Task details. Pull every line with the word "this" out of the entries below.

(Source code of charts)
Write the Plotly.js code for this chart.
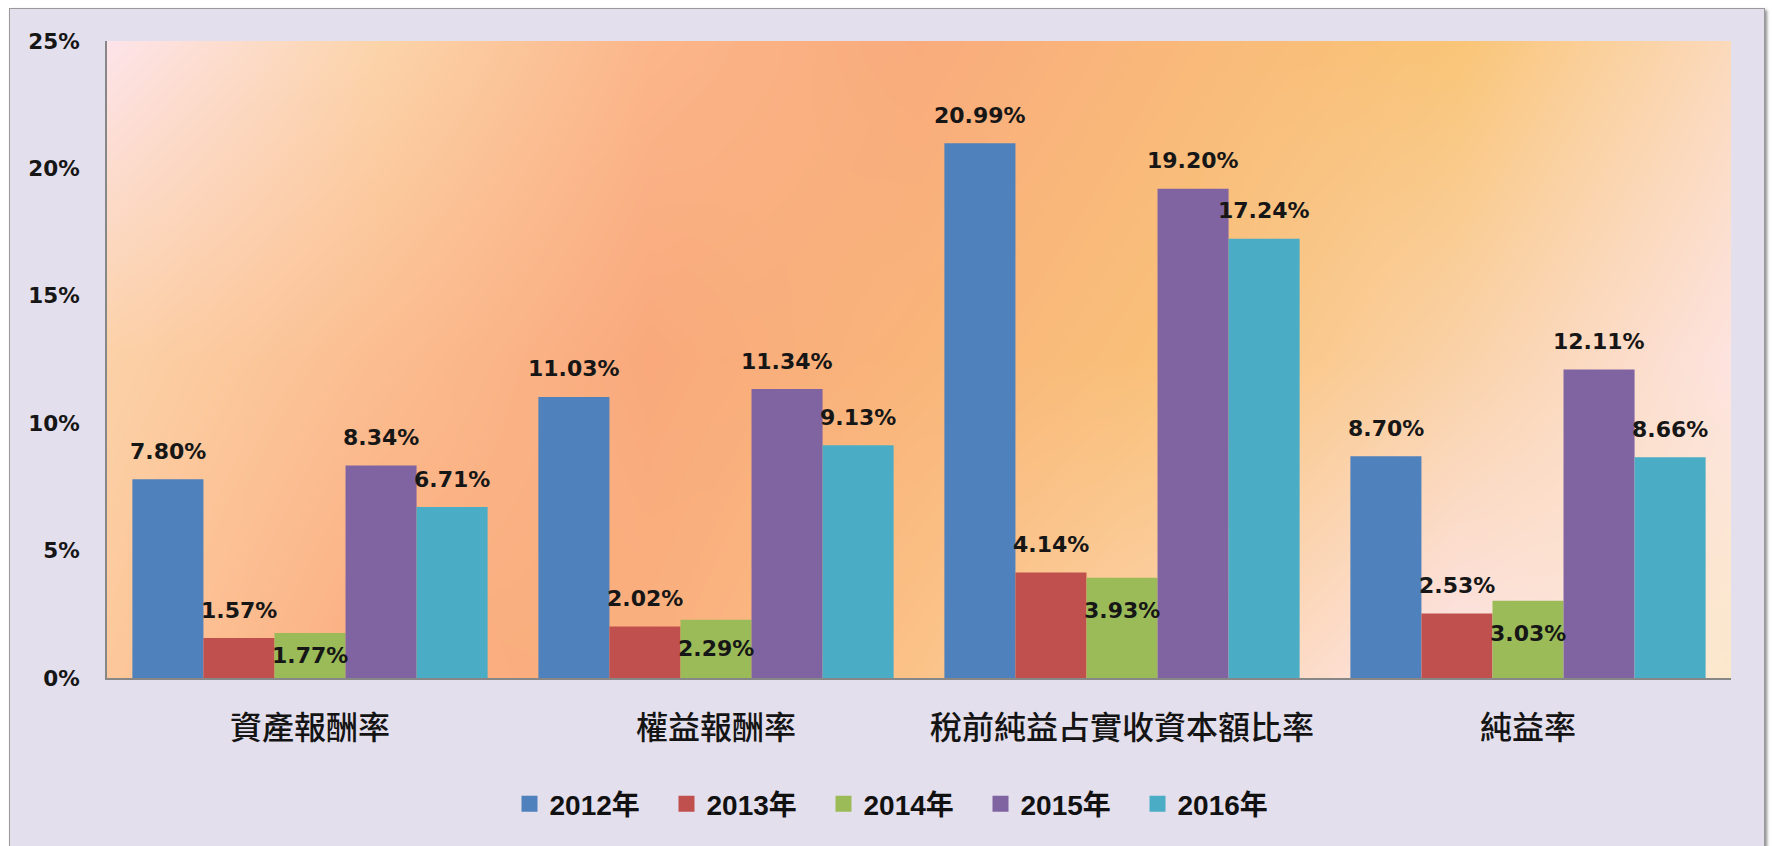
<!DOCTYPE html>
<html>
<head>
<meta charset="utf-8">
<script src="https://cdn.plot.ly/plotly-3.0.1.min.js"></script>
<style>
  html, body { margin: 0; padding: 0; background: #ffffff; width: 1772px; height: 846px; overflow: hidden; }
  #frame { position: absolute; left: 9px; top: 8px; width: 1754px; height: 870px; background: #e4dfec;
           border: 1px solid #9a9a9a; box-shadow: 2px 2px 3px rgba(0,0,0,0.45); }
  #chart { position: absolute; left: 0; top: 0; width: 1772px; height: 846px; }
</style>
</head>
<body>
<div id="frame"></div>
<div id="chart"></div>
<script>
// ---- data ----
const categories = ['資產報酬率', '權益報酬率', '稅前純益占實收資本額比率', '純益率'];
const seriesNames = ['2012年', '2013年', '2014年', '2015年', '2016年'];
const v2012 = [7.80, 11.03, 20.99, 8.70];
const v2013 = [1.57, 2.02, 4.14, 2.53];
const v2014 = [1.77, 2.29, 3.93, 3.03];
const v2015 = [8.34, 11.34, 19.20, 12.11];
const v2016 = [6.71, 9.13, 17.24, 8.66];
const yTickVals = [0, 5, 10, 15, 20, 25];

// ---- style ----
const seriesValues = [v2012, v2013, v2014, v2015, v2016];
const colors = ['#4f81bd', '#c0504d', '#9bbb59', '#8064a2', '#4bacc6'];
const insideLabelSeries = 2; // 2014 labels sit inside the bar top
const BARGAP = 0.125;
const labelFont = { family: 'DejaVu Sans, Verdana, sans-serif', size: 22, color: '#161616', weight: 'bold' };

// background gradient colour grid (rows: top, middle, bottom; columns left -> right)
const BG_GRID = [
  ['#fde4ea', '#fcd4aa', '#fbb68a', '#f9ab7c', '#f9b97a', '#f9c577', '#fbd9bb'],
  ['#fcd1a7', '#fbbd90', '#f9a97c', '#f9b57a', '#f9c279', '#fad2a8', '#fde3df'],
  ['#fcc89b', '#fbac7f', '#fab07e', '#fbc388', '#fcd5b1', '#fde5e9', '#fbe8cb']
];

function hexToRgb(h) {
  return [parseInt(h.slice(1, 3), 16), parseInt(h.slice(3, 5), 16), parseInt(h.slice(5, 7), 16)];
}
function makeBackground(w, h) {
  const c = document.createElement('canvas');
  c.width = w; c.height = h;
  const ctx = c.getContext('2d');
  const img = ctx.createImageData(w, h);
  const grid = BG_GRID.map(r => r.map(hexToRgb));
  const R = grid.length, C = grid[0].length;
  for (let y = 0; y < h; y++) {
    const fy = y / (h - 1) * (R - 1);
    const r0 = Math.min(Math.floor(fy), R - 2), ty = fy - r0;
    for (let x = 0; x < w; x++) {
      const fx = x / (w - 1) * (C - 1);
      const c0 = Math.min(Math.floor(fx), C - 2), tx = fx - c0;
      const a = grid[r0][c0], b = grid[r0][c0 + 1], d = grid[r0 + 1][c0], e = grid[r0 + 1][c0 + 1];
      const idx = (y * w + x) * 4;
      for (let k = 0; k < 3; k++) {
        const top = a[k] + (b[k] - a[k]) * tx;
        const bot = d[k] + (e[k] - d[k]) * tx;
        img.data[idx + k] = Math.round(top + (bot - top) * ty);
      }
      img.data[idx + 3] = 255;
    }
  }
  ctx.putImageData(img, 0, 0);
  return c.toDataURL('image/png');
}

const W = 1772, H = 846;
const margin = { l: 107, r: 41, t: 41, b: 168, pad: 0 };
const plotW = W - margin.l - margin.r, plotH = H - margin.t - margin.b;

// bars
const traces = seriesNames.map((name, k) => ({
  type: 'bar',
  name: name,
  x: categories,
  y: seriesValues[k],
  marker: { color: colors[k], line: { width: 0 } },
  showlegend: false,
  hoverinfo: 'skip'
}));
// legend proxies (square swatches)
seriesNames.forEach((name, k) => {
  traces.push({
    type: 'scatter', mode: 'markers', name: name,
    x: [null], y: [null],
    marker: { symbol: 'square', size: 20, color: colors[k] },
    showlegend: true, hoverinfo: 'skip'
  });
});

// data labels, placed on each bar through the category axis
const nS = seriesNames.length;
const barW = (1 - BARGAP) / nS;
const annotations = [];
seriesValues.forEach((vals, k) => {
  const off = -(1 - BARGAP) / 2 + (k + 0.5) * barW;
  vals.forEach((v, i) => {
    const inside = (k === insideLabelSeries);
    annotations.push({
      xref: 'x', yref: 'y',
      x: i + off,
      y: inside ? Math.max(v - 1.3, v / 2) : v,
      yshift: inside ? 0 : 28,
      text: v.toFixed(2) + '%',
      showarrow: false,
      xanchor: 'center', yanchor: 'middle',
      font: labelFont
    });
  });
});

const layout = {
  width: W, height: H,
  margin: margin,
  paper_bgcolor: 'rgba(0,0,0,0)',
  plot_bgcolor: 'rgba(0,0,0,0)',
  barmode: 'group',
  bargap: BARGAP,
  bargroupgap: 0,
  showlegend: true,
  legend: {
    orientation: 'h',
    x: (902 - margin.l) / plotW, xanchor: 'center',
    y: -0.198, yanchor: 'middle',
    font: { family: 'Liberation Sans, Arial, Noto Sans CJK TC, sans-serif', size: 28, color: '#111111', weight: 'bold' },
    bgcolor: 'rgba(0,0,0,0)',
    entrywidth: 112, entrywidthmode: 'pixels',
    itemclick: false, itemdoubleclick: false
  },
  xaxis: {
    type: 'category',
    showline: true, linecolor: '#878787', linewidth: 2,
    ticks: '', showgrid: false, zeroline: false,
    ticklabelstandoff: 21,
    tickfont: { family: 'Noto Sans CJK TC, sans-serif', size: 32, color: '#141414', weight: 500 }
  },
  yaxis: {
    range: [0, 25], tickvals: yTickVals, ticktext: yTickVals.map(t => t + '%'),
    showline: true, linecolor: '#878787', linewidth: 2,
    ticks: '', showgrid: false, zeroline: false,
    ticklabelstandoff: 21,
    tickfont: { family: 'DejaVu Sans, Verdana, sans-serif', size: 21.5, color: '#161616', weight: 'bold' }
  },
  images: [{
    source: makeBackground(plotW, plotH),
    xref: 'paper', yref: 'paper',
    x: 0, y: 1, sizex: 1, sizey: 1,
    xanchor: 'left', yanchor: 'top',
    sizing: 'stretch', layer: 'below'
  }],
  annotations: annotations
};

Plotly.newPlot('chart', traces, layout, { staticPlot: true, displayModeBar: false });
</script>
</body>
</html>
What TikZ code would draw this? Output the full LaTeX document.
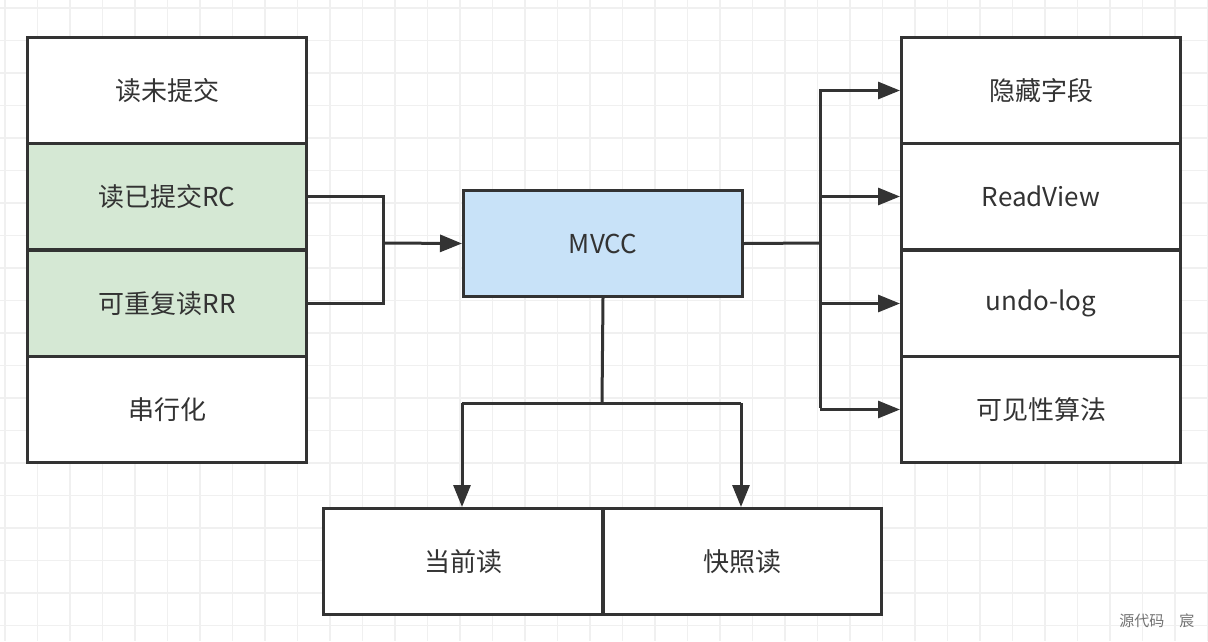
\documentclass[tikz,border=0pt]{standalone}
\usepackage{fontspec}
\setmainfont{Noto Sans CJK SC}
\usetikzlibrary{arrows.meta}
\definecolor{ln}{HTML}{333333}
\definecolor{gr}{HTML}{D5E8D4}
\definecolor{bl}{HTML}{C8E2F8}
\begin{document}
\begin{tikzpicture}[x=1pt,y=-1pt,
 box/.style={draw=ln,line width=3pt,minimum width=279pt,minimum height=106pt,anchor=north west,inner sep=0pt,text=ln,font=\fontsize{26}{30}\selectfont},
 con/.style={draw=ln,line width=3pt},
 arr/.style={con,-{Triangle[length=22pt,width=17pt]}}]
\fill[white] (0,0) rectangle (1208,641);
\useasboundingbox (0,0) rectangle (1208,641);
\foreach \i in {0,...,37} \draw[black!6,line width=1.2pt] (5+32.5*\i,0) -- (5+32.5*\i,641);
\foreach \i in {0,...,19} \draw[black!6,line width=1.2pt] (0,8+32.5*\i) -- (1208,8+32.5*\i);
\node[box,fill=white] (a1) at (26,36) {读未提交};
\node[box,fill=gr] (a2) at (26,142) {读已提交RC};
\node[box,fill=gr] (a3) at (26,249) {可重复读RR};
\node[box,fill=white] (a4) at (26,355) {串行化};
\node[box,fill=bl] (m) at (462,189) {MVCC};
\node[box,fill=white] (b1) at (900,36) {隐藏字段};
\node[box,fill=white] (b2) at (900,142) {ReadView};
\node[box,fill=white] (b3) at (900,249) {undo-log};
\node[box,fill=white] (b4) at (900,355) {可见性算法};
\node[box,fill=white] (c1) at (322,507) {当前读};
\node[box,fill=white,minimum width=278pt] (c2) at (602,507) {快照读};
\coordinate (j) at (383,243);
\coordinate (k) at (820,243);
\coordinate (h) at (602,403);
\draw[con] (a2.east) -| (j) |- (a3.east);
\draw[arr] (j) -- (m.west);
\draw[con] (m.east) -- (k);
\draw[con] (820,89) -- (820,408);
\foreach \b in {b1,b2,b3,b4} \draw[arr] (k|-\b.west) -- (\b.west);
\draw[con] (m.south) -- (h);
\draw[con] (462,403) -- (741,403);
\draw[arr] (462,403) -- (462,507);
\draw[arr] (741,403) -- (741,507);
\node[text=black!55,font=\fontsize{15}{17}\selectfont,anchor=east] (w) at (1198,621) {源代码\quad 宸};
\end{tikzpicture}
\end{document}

Response.
Write the Plotly.js code for this chart.
What TikZ code would draw this? Output the full LaTeX document.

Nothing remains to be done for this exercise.